Facebook has acknowledged that it reads enormous amounts of information from people’s smartphones – what apps they use, how they use them, contacts, and more – even when people have signed out of Facebook or deleted the app. They still read your phone.

This is done without any meaningful consent by users. Most users are unaware of what Facebook is doing, I believe.

This is an invasion of privacy on a scale that was never possible before.

At the same time Mark Zuckerberg apologises for the information Cambridge Analytica was able to gather, his company is filing for patents that gather even more of the same information. This is a fundamental attack on people’s freedom for life, liberty and the pursuit of happiness without being observed and manipulated.

To be clear, I don’t think Facebook is an evil company. However, today technology companies work in a world without boundaries. They marvel at and focus on capabilities they can develop. I ask you to consider a question:  How often does a company have a capability it can use for economic benefit and then not use it?

The smartphone is the most intrusive, revealing device ever invented. And we all carry one.

It is our obligation as journalists to make sure our readers and our governments understand what is being done and what is at stake. This invasion of privacy and extreme observation of individual’s lives combined with inferences of mental attitude and psychological profiles makes the spread of lies and misinformation more effective and broader based.
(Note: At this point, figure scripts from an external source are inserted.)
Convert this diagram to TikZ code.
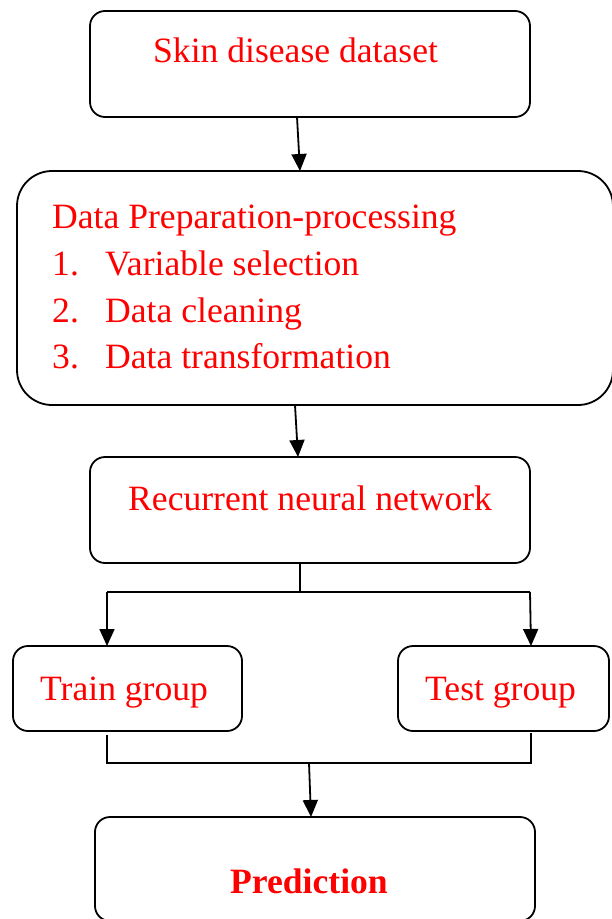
\documentclass[tikz,border=0pt]{standalone}
\usepackage{fontspec}
\setmainfont{Liberation Serif}
\usetikzlibrary{arrows.meta,calc}
\begin{document}
\begin{tikzpicture}[x=1pt,y=-1pt,
  box/.style={draw, line width=1.8pt, inner sep=0pt, outer sep=0pt, anchor=north west},
  txt/.style={text=red, anchor=base west, inner sep=0pt, font=\fontsize{35.6}{40}\selectfont},
  arr/.style={draw, line width=1.8pt, -{Triangle[width=15pt,length=17pt]}},
  ln/.style={draw, line width=1.8pt}]
\useasboundingbox (0,0) rectangle (611,919);
% boxes
\node[box, rounded corners=15pt, minimum width=440pt, minimum height=106pt] (b1) at (90,11) {};
\node[box, rounded corners=35pt, minimum width=596pt, minimum height=234pt] (b2) at (17,171) {};
\node[box, rounded corners=15pt, minimum width=440pt, minimum height=106pt] (b3) at (90,457) {};
\node[box, rounded corners=15pt, minimum width=229pt, minimum height=85pt] (b4) at (13,646) {};
\node[box, rounded corners=15pt, minimum width=211pt, minimum height=85pt] (b5) at (398,646) {};
\node[box, rounded corners=15pt, minimum width=440pt, minimum height=104pt] (b6) at (95,817) {};
% texts
\node[txt] (t1) at (153,62) {Skin disease dataset};
\node[txt] (t2) at (52,228) {Data Preparation-processing};
\node[txt] (n1) at (52,275) {1.};
\node[txt] (t3) at (105,275) {Variable selection};
\node[txt] (n2) at (52,322) {2.};
\node[txt] (t4) at (105,322) {Data cleaning};
\node[txt] (n3) at (52,368) {3.};
\node[txt] (t5) at (105,368) {Data transformation};
\node[txt] (t6) at (128,510) {Recurrent neural network};
\node[txt] (t7) at (40,700) {Train group};
\node[txt] (t8) at (425,700) {Test group};
\node[txt, font=\fontsize{35.6}{40}\selectfont\bfseries] (t9) at (230,893) {Prediction};
% connectors
\draw[arr] ($(b1.south)+(-13,0)$) -- ($(b2.north)+(-15,0)$);
\draw[arr] ($(b2.south)+(-20,0)$) -- ($(b3.north)+(-12,0)$);
\coordinate (s1) at ($(b3.south)+(-10,29)$);
\coordinate (sl) at (107,592);
\coordinate (sr) at (530,592);
\draw[ln] ($(b3.south)+(-10,0)$) -- (s1);
\draw[ln] (sl) -- (sr);
\draw[arr] (sl) -- ($(b4.north)+(-20.5,0)$);
\draw[arr] (sr) -- ($(b5.north)+(27.5,0)$);
\coordinate (jl) at (107,763);
\coordinate (jr) at (531,763);
\coordinate (jm) at (309,763);
\draw[ln] ($(b4.south)+(-20.5,4)$) -- (jl) -- (jr) -- ($(b5.south)+(27.5,2)$);
\draw[arr] (jm) -- ($(b6.north)+(-4,0)$);
\end{tikzpicture}
\end{document}
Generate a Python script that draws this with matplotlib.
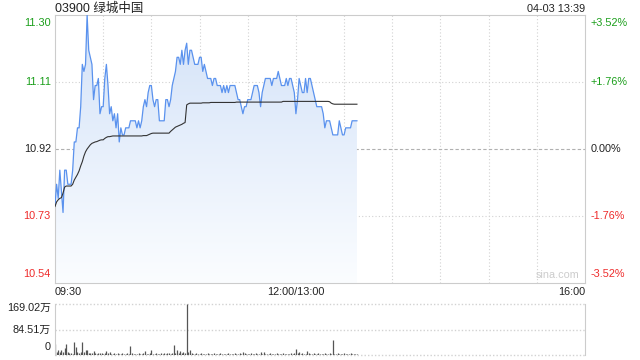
import numpy as np
import matplotlib.pyplot as plt
from matplotlib.colors import LinearSegmentedColormap
from matplotlib.transforms import offset_copy

plt.rcParams['font.family'] = ['Liberation Sans', 'Noto Sans CJK SC', 'DejaVu Sans']

# header / axis texts
code_name = '03900 绿城中国'
stamp = '04-03 13:39'
price_ticks = [10.54, 10.73, 10.92, 11.11, 11.30]
price_labels = ['10.54', '10.73', '10.92', '11.11', '11.30']
pct_labels = ['-3.52%', '-1.76%', '0.00%', '+1.76%', '+3.52%']
vol_ticks = [0, 84.51, 169.02]
vol_labels = ['0', '84.51万', '169.02万']
time_labels = ['09:30', '12:00/13:00', '16:00']
time_pos = [0, 150, 330]   # trading minutes after 09:30 (lunch removed)

# one value per minute
price = [10.76, 10.82, 10.78, 10.86, 10.80, 10.74, 10.86, 10.86, 10.82, 10.82,
         10.82, 10.86, 10.94, 10.94, 10.98, 10.98, 11.04, 11.16, 11.14, 11.16,
         11.30, 11.20, 11.18, 11.16, 11.06, 11.10, 11.10, 11.12, 11.02, 11.04,
         11.04, 11.12, 11.16, 11.10, 11.02, 11.04, 11.00, 11.02, 10.98, 11.02,
         10.94, 10.98, 10.96, 10.96, 10.98, 10.98, 10.98, 11.00, 11.00, 11.00,
         11.00, 10.98, 11.00, 10.98, 11.00, 11.04, 11.06, 11.04, 11.08, 11.10,
         11.10, 11.06, 11.04, 11.06, 11.06, 11.00, 11.00, 11.00, 11.00, 11.06,
         11.06, 11.04, 11.06, 11.10, 11.12, 11.14, 11.18, 11.18, 11.16, 11.20,
         11.16, 11.20, 11.22, 11.16, 11.20, 11.20, 11.18, 11.16, 11.16, 11.16,
         11.18, 11.18, 11.14, 11.16, 11.14, 11.12, 11.12, 11.12, 11.10, 11.12,
         11.12, 11.10, 11.10, 11.10, 11.08, 11.10, 11.08, 11.10, 11.08, 11.10,
         11.10, 11.10, 11.10, 11.08, 11.06, 11.06, 11.04, 11.02, 11.04, 11.04,
         11.06, 11.06, 11.06, 11.08, 11.10, 11.10, 11.10, 11.08, 11.04, 11.08,
         11.10, 11.12, 11.12, 11.12, 11.12, 11.10, 11.12, 11.12, 11.12, 11.14,
         11.12, 11.10, 11.10, 11.10, 11.12, 11.10, 11.12, 11.12, 11.10, 11.08,
         11.02, 11.06, 11.12, 11.10, 11.08, 11.08, 11.12, 11.08, 11.12, 11.12,
         11.10, 11.08, 11.06, 11.04, 11.04, 11.04, 11.04, 11.02, 10.98, 11.00,
         11.00, 11.00, 10.98, 10.96, 10.96, 10.96, 10.96, 11.00, 10.98, 10.96,
         10.96, 10.98, 10.98, 10.98, 10.98, 11.00, 11.00, 11.00, 11.00]

avg_price = [10.757, 10.770, 10.776, 10.780, 10.782, 10.795, 10.812, 10.815, 10.815, 10.815,
             10.815, 10.820, 10.832, 10.840, 10.848, 10.858, 10.872, 10.884, 10.900, 10.912,
             10.920, 10.926, 10.932, 10.936, 10.938, 10.940, 10.941, 10.943, 10.945, 10.946,
             10.946, 10.950, 10.953, 10.955, 10.955, 10.956, 10.957, 10.957, 10.957, 10.957,
             10.957, 10.957, 10.957, 10.957, 10.957, 10.957, 10.957, 10.957, 10.957, 10.957,
             10.957, 10.957, 10.957, 10.957, 10.957, 10.958, 10.958, 10.958, 10.960, 10.962,
             10.964, 10.965, 10.965, 10.965, 10.965, 10.965, 10.965, 10.965, 10.965, 10.965,
             10.965, 10.965, 10.970, 10.974, 10.978, 10.982, 10.984, 10.986, 10.988, 10.990,
             10.993, 10.995, 11.045, 11.048, 11.050, 11.050, 11.050, 11.050, 11.050, 11.050,
             11.050, 11.050, 11.051, 11.051, 11.051, 11.051, 11.051, 11.052, 11.052, 11.052,
             11.052, 11.052, 11.052, 11.052, 11.052, 11.052, 11.052, 11.052, 11.052, 11.052,
             11.052, 11.052, 11.052, 11.053, 11.053, 11.053, 11.053, 11.053, 11.053, 11.053,
             11.053, 11.053, 11.053, 11.053, 11.053, 11.053, 11.053, 11.053, 11.053, 11.053,
             11.053, 11.053, 11.053, 11.053, 11.053, 11.053, 11.053, 11.053, 11.053, 11.053,
             11.053, 11.053, 11.055, 11.055, 11.055, 11.055, 11.055, 11.055, 11.055, 11.055,
             11.055, 11.055, 11.055, 11.055, 11.055, 11.055, 11.055, 11.055, 11.055, 11.055,
             11.055, 11.055, 11.055, 11.055, 11.055, 11.055, 11.055, 11.055, 11.055, 11.055,
             11.055, 11.054, 11.050, 11.048, 11.047, 11.047, 11.047, 11.047, 11.047, 11.047,
             11.047, 11.047, 11.047, 11.047, 11.047, 11.047, 11.047, 11.047, 11.047]

# volume in 万 shares
volume = [37, 11, 17, 11, 17, 11, 22, 37, 11, 6,
          6, 3, 44, 26, 11, 8, 11, 44, 11, 17,
          15, 8, 8, 6, 13, 6, 3, 8, 6, 8,
          3, 6, 13, 6, 11, 4, 3, 5, 3, 6,
          4, 3, 5, 3, 4, 5, 3, 30, 5, 3,
          4, 3, 5, 3, 4, 6, 13, 4, 3, 5,
          17, 4, 3, 5, 3, 4, 6, 3, 5, 4,
          8, 5, 3, 6, 34, 8, 17, 6, 13, 5,
          11, 6, 169.02, 11, 17, 5, 4, 3, 5, 3,
          4, 6, 3, 4, 3, 5, 3, 4, 3, 5,
          3, 4, 3, 5, 4, 3, 4, 3, 5, 3,
          4, 3, 5, 4, 3, 5, 4, 9, 5, 3,
          4, 3, 5, 3, 4, 6, 3, 4, 11, 4,
          9, 3, 4, 3, 5, 3, 4, 3, 5, 3,
          4, 3, 5, 4, 3, 4, 3, 5, 4, 6,
          20, 6, 9, 4, 5, 3, 4, 13, 5, 4,
          3, 5, 4, 3, 5, 3, 4, 3, 8, 4,
          3, 5, 4, 50, 4, 3, 5, 3, 4, 3,
          5, 3, 4, 3, 5, 3, 4, 3, 4]

minutes = np.arange(len(price))

GREEN = '#1a9e1a'
RED = '#ee2a2a'
GRID = '#d2d2d2'
label_colors = [RED, RED, '#222222', GREEN, GREEN]
FS = 7.8

fig = plt.figure(figsize=(6.4, 3.6), dpi=100)
ax = fig.add_axes([55/640, 1-283/360, 530/640, 268/360])
vx = fig.add_axes([55/640, 1-355/360, 530/640, 51/360])

ax.set_xlim(0, 330)
ax.set_ylim(price_ticks[0], price_ticks[-1])

# gradient fill under the price line
cmap = LinearSegmentedColormap.from_list('fade', ['#fbfdff', '#d3e2f8'])
grad = np.linspace(0, 1, 256).reshape(-1, 1)
im = ax.imshow(grad, cmap=cmap, aspect='auto', origin='lower',
               extent=[0, minutes[-1], price_ticks[0], max(price)], zorder=1)
poly = ax.fill_between(minutes, price, price_ticks[0], color='none', lw=0)
im.set_clip_path(poly.get_paths()[0], transform=ax.transData)

for t in range(30, 330, 30):
    ax.axvline(t, color=GRID, lw=0.8, ls=(0, (1, 2)), zorder=0)
for p in (price_ticks[1], price_ticks[3]):
    ax.axhline(p, color=GRID, lw=0.8, ls=(0, (1, 2)), zorder=0)
ax.axhline(price_ticks[2], color='#b0b0b0', lw=0.8, ls=(0, (3, 2)), zorder=0)

ax.plot(minutes, price, color='#5a92ee', lw=0.9, zorder=3)
ax.plot(minutes, avg_price, color='#333333', lw=0.8, zorder=4)

ax.set_xticks([])
ax.set_yticks([])
for s in ax.spines.values():
    s.set_color('#cccccc')
    s.set_linewidth(0.8)

ytr = ax.get_yaxis_transform()
left_tr = offset_copy(ytr, fig=fig, x=-3, y=0, units='points')
right_tr = offset_copy(ytr, fig=fig, x=4, y=0, units='points')
for i, p in enumerate(price_ticks):
    va = 'center'
    dy = 0
    if i == 0:
        va, dy = 'bottom', 3
    elif i == len(price_ticks) - 1:
        va, dy = 'top', -2
    ltr = offset_copy(left_tr, fig=fig, x=0, y=dy, units='points')
    rtr = offset_copy(right_tr, fig=fig, x=0, y=dy, units='points')
    ax.text(0, p, price_labels[i], transform=ltr, ha='right', va=va,
            fontsize=FS, color=label_colors[i])
    ax.text(1, p, pct_labels[i], transform=rtr, ha='left', va=va,
            fontsize=FS, color=label_colors[i])

ax.text(0.99, 0.01, 'sina.com', transform=ax.transAxes, ha='right', va='bottom',
        fontsize=FS, color='#cccccc')

fig.text(55/640, 1-9/360, code_name, ha='left', va='center', fontsize=9, color='#222222')
fig.text(585/640, 1-9/360, stamp, ha='right', va='center', fontsize=FS, color='#222222')

for lab, t, ha in zip(time_labels, time_pos, ['left', 'center', 'right']):
    fig.text((55 + 530 * t / 330) / 640, 1-292/360, lab, ha=ha, va='center',
             fontsize=FS, color='#222222')

# volume panel
vx.set_xlim(0, 330)
vx.set_ylim(0, vol_ticks[-1])
vx.vlines(minutes, 0, volume, color='#555555', lw=0.9)
for v in vol_ticks:
    vx.axhline(v, color=GRID, lw=1.0, ls=(0, (1, 1.5)), zorder=0, clip_on=False)
vx.set_xticks([])
vx.set_yticks([])
for k in ('top', 'bottom'):
    vx.spines[k].set_visible(False)
for k in ('left', 'right'):
    vx.spines[k].set_color('#cccccc')
    vx.spines[k].set_linewidth(0.8)

vtr = offset_copy(vx.get_yaxis_transform(), fig=fig, x=-3, y=0, units='points')
for v, lab, va, dy in zip(vol_ticks, vol_labels, ['bottom', 'center', 'top'], [2, 0, 1]):
    tr = offset_copy(vtr, fig=fig, x=0, y=dy, units='points')
    vx.text(0, v, lab, transform=tr, ha='right', va=va, fontsize=FS, color='#222222')

fig.savefig('out.png', dpi=100)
When the three forces I’ve described combine, whether a conspiracy or not, it is unprecedented. Government attacks the media. Disinformation and lies are presented as equal to well-researched journalism. The presentation is enabled by a psychological profile that predicts interests and susceptibility.

This is a threat to the very core of an informed society making decisions about the future. We have a job in front of us that is as important as it is difficult.

I am proud to be in defense of press freedom and the freedoms of our society with all of you and the global members of WAN-IFRA. Thank you.